Yes, and most installers prefer to. A 9x7 non-insulated steel door has panel weight around 60 to 85 pounds total, well within a solo lift. Insulated panels push the weight closer to 110 pounds, still solo-friendly. The labour quote reflects that single-person staffing, which is why a 9x7 lands $80 to $140 below a 16x7 even when the work is qualitatively similar.
Will an installer charge a minimum visit fee on a 9x7?
Sometimes. Some companies have a $250 to $300 minimum service-call fee that absorbs the labour on a low-end 9x7 replacement. If your quote feels high for the scope, ask whether the company applies a minimum and whether it can be waived if you bundle the opener install.

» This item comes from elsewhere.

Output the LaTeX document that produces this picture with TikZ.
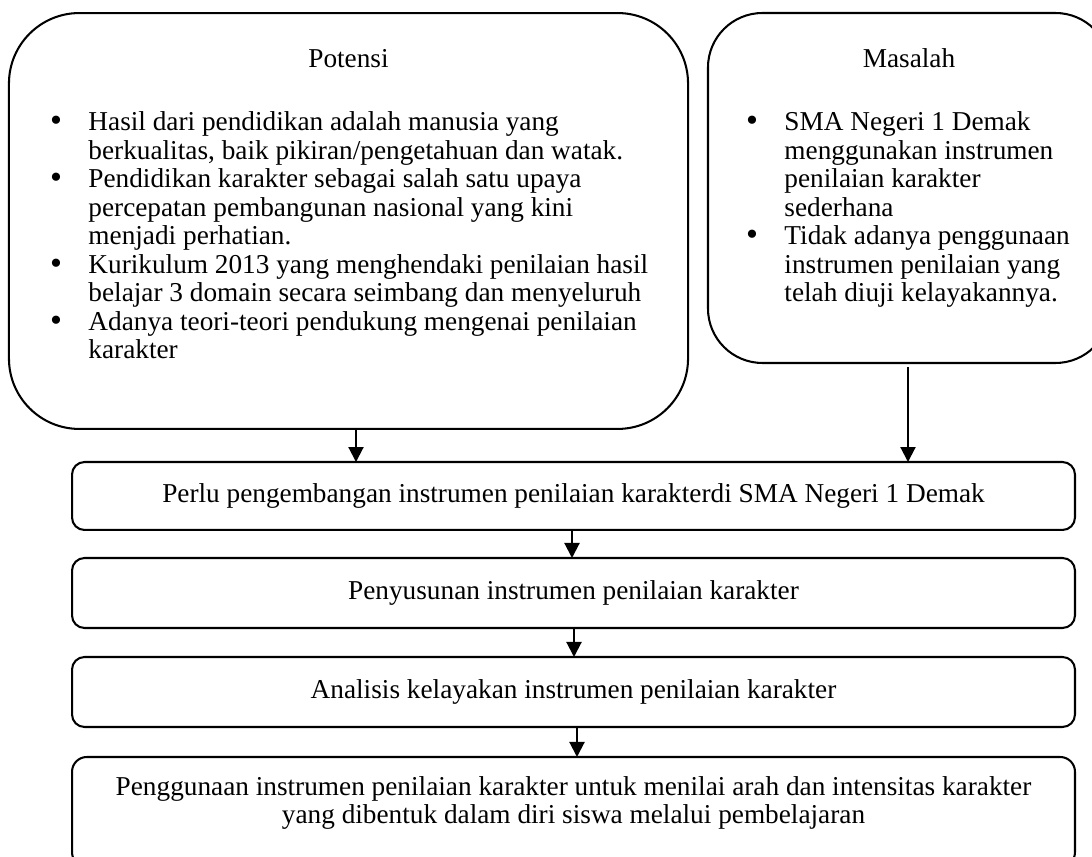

Is a 9x7 standard-lift kit fine on a 7-foot ceiling?
Standard lift needs roughly 14 inches of headroom above the top of the door. If your garage ceiling is 8 feet, you have 12 inches of headroom, which is below the standard requirement. The installer will switch to a low-headroom track kit at a $100 to $200 hardware premium and an extra 60 minutes of labour.
How does 9x7 labour compare to 8x7?
Almost identical. The 9-foot wide door is one foot wider but uses the same panel count, hardware specification, and crew size as an 8x7. Labour quotes typically differ by less than $40. The bigger gap is between any 8x7 or 9x7 single and a 16x7 double, which moves the job into the two-person staffing tier.
Should I replace tracks at the same time on a 9x7?
Only if they are bent, rusted, or sized wrong. Steel tracks from the last 20 years usually outlast multiple panel sets and can be re-used. Many installers will inspect tracks on arrival and quote replacement only if needed. Refusing to inspect, then charging for new tracks anyway, is a quote-padding tell. See the hiring guide for how to spot it.
Is a 9x7 a good DIY job?
Lower-risk than a 16x7, but the torsion-spring stage is still the dangerous part. Most insurers and warranties on a new 9x7 door require professional installation. If you DIY, you void the manufacturer hardware warranty on most brands. The labour saving of $220 to $360 is not worth the warranty loss for most homeowners, particularly because the torsion-spring stage is where DIY injuries happen.